London to Ashford to Dover Line
|London - Ashford- Dover Line|
The London-Ashford-Dover Line is one of two long-distance routes serving the coast of Kent, England; the other being the Chatham Main Line, which runs along the north Kent coast to Ramsgate and Dover via Canterbury East.
Trains on the routes are run by Southeastern.
The original main line was given sanction by Act of Parliament in 1836, running from London Bridge via Croydon East and Redhill (the London, Brighton and South Coast Railway's Brighton Main Line), Tonbridge, and Ashford to Folkestone and Dover. This circuitous route was the result of insistence on the part of Parliament that only one southerly route out of the capital was necessary; forcing the SER to share the LB&SCR's Brighton Main Line. This completely ignored the fact that the main London - Dover road had, since ancient times, followed a much more direct route; and it ignored the fact that the other great railway building projects did take direct routes whenever feasible.
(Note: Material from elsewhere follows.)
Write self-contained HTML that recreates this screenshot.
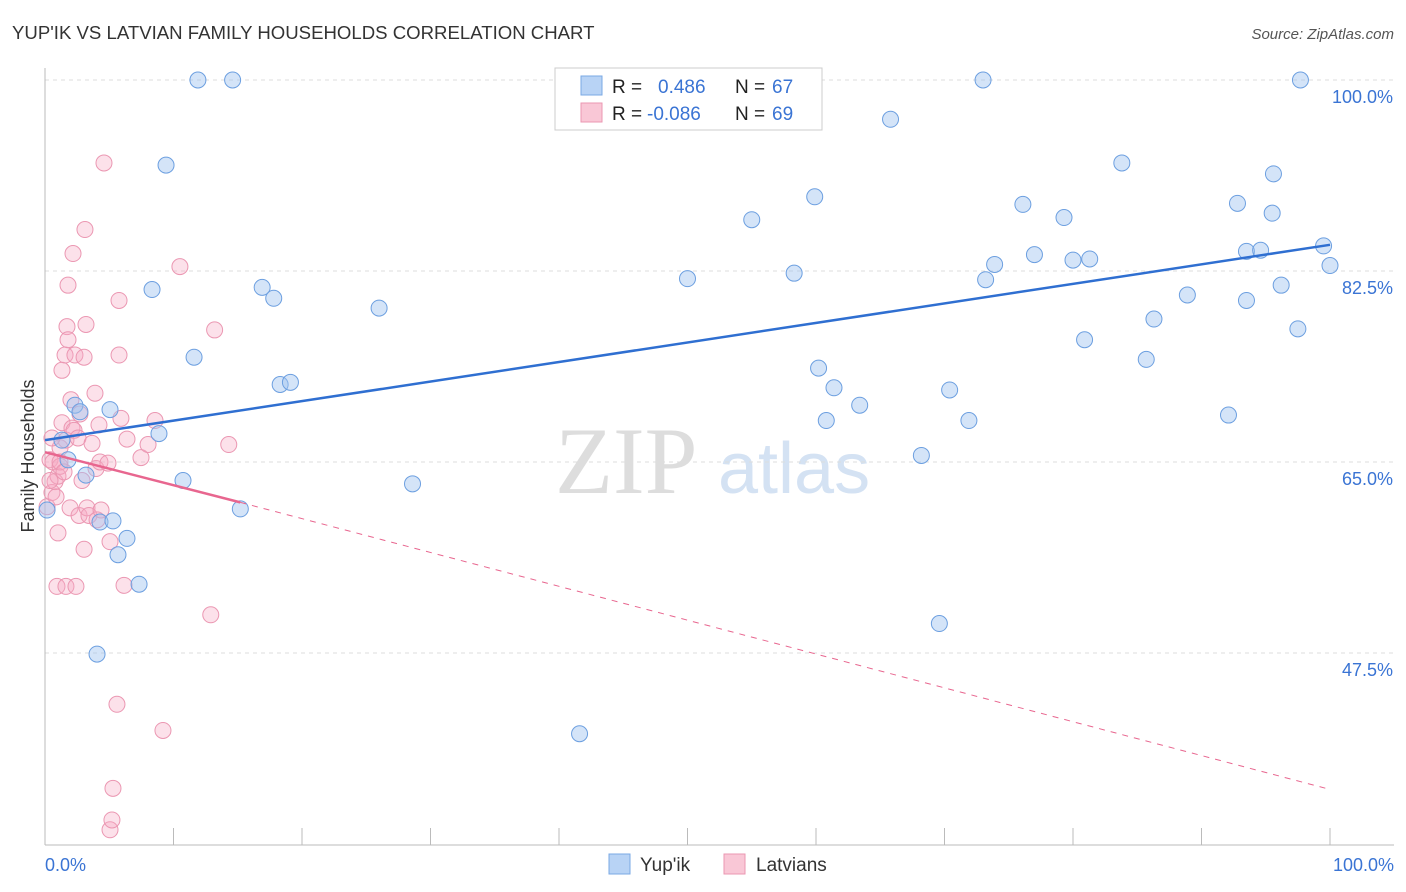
<!DOCTYPE html>
<html><head><meta charset="utf-8"><style>
body{margin:0;background:#fff;font-family:"Liberation Sans",sans-serif;}
svg{display:block}
</style></head><body>
<svg id="chart" width="1406" height="892">
<text x="12" y="39" font-size="18.6" fill="#333">YUP'IK VS LATVIAN FAMILY HOUSEHOLDS CORRELATION CHART</text>
<text x="1394" y="39" font-size="15" fill="#555" text-anchor="end" font-style="italic">Source: ZipAtlas.com</text>
<text x="555" y="493" font-size="95" fill="#ddd" font-family="Liberation Serif,serif">ZIP</text>
<text x="718" y="493" font-size="72" fill="#d4e2f3">atlas</text>
<text transform="translate(34,456) rotate(-90)" font-size="18" fill="#333" text-anchor="middle">Family Households</text>
<g id="grid"></g><g id="pts"></g><g id="trend"></g>
<g>
<rect x="555" y="68" width="267" height="62" fill="#fff" stroke="#ccc"/>
<rect x="581" y="76" width="21" height="19" fill="#b8d3f5" stroke="#7aa8e4"/>
<rect x="581" y="103" width="21" height="19" fill="#f9c7d6" stroke="#eb97b2"/>
<text x="612" y="93" font-size="19" fill="#222">R = </text><text x="658" y="93" font-size="19" fill="#3a74d4">0.486</text>
<text x="735" y="93" font-size="19" fill="#222">N = </text><text x="772" y="93" font-size="19" fill="#3a74d4">67</text>
<text x="612" y="120" font-size="19" fill="#222">R = </text><text x="647" y="120" font-size="19" fill="#3a74d4">-0.086</text>
<text x="735" y="120" font-size="19" fill="#222">N = </text><text x="772" y="120" font-size="19" fill="#3a74d4">69</text>
</g>
<g>
<rect x="609" y="854" width="21" height="20" fill="#b8d3f5" stroke="#7aa8e4"/>
<text x="640" y="871" font-size="19" fill="#333">Yup'ik</text>
<rect x="724" y="854" width="21" height="20" fill="#f9c7d6" stroke="#eb97b2"/>
<text x="756" y="871" font-size="19" fill="#333">Latvians</text>
</g>
<text x="45" y="871" font-size="18" fill="#3a74d4">0.0%</text>
<text x="1394" y="871" font-size="18" fill="#3a74d4" text-anchor="end">100.0%</text>
</svg>
<script>
const yTicks=[100,82.5,65,47.5];
const yupikX=[0.16,1.32,1.79,2.33,2.72,3.19,4.05,4.28,5.06,5.29,5.68,6.38,7.32,8.33,8.87,9.42,10.74,11.6,11.9,14.6,15.2,16.9,17.8,18.3,19.1,26.0,28.6,41.6,50.0,55.0,58.3,59.9,60.2,60.8,61.4,63.4,65.8,68.2,69.6,70.4,71.9,73.0,73.2,73.9,76.1,77.0,79.3,80.0,80.9,81.3,83.8,85.7,86.3,88.9,92.1,92.8,93.5,93.5,94.6,95.6,95.5,96.2,97.5,97.7,99.5,100];
const yupikY=[60.6,67.0,65.2,70.2,69.6,63.8,47.4,59.5,69.8,59.6,56.5,58.0,53.8,80.8,67.6,92.2,63.3,74.6,100,100,60.7,81.0,80.0,72.1,72.3,79.1,63.0,40.1,81.8,87.2,82.3,89.3,73.6,68.8,71.8,70.2,96.4,65.6,50.2,71.6,68.8,100,81.7,83.1,88.6,84.0,87.4,83.5,76.2,83.6,92.4,74.4,78.1,80.3,69.3,88.7,84.3,79.8,84.4,91.4,87.8,81.2,77.2,100,84.8,83.0];
const latX=[0.16,0.39,0.54,0.62,0.78,0.86,1.01,1.01,1.17,1.17,1.32,1.32,1.56,1.63,1.71,1.79,1.79,1.95,2.02,2.1,2.18,2.26,2.33,2.57,2.65,2.72,2.88,3.04,3.04,3.11,3.19,3.27,3.42,3.66,3.89,3.97,4.05,4.2,4.28,4.36,4.59,4.9,5.06,5.06,5.21,5.29,5.6,5.76,5.76,5.91,6.15,6.38,7.47,8.02,8.56,9.18,10.5,12.9,13.2,14.3,0.93,1.63,2.41,0.39,0.54,1.17,1.48];
const latY=[60.9,65.2,62.2,65.0,63.2,61.8,63.7,58.5,64.6,66.3,68.6,73.4,74.8,67.0,77.4,76.2,81.2,60.8,70.7,68.1,84.1,67.9,74.8,67.2,60.1,69.4,63.3,57.0,74.6,86.3,77.6,60.8,60.1,66.7,71.3,64.4,59.7,68.4,65.0,60.6,92.4,64.9,57.7,31.3,32.2,35.1,42.8,79.8,74.8,69.0,53.7,67.1,65.4,66.6,68.8,40.4,82.9,51.0,77.1,66.6,53.6,53.6,53.6,63.3,67.2,65.0,64.1];
const X=v=>45+v*12.85, Y=v=>80+(100-v)*10.914;
const NS='http://www.w3.org/2000/svg';
function mk(tag,attrs,parent){const e=document.createElementNS(NS,tag);for(const k in attrs)e.setAttribute(k,attrs[k]);parent.appendChild(e);return e;}
const grid=document.getElementById('grid');
yTicks.forEach(t=>{
 const l=mk('line',{x1:45,x2:1394,y1:Y(t),y2:Y(t),stroke:'#ddd','stroke-dasharray':'4,4'},grid);
 
 
 const tx=mk('text',{x:1393,y:Y(t)+23,'font-size':18,fill:'#3a74d4','text-anchor':'end'},grid);
 tx.textContent=t.toFixed(1)+'%';
 
 
});
mk('line',{x1:45,x2:45,y1:68,y2:845,stroke:'#bbb'},grid);
mk('line',{x1:45,x2:1394,y1:845,y2:845,stroke:'#bbb'},grid);
for(let i=0;i<=10;i++){const t=mk('line',{x1:X(i*10),x2:X(i*10),y1:828,y2:845,stroke:'#bbb'},grid);
 
 }
const pts=document.getElementById('pts');
latX.forEach((v,i)=>{const c=mk('circle',{cx:X(v),cy:Y(latY[i]),r:8,fill:'rgba(246,170,195,0.35)',stroke:'#eb97b2','stroke-width':1},pts);
 
 });
yupikX.forEach((v,i)=>{const c=mk('circle',{cx:X(v),cy:Y(yupikY[i]),r:8,fill:'rgba(160,195,240,0.45)',stroke:'#6c9fe0','stroke-width':1},pts);
 
 });
const tr=document.getElementById('trend');
let l=mk('line',{x1:X(0),y1:Y(67.0),x2:X(100),y2:Y(84.9),stroke:'#2f6fd1','stroke-width':2.5},tr);


l=mk('line',{x1:X(0),y1:Y(65.9),x2:X(15.2),y2:Y(61.3),stroke:'#e8668f','stroke-width':2.5},tr);


l=mk('line',{x1:X(15.2),y1:Y(61.3),x2:X(100),y2:Y(35.0),stroke:'#e8668f','stroke-width':1,'stroke-dasharray':'6,6'},tr);


</script>
</body></html>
A passenger to Dover had a 20-mile longer journey than by the coaching route!
Due to competition with the LCDR (who had constructed the quicker Chatham Main Line and Ashford via Maidstone East Line (to Sevenoaks, Canterbury, Dover, Ramsgate, Ashford and Maidstone), the SER built a very expensive line via Sevenoaks and Orpington through the North Downs by means of summits and then long tunnels at both Knockholt and Sevenoaks. This "cut-off" line, 24 miles in length, reached Chislehurst on July 1 1865, but took three more years to reach Orpington and Sevenoaks (opening date March 2 1868) and Tonbridge (May 1 1868).
When the SER and LCDR merged in 1899 to form the South Eastern and Chatham Railway (SECR) the stations and track layout at Ashford and Dover were rationalised.
The Channel Tunnel Rail Link run in parallel to the line from Ashford to where it diverges at Cheriton.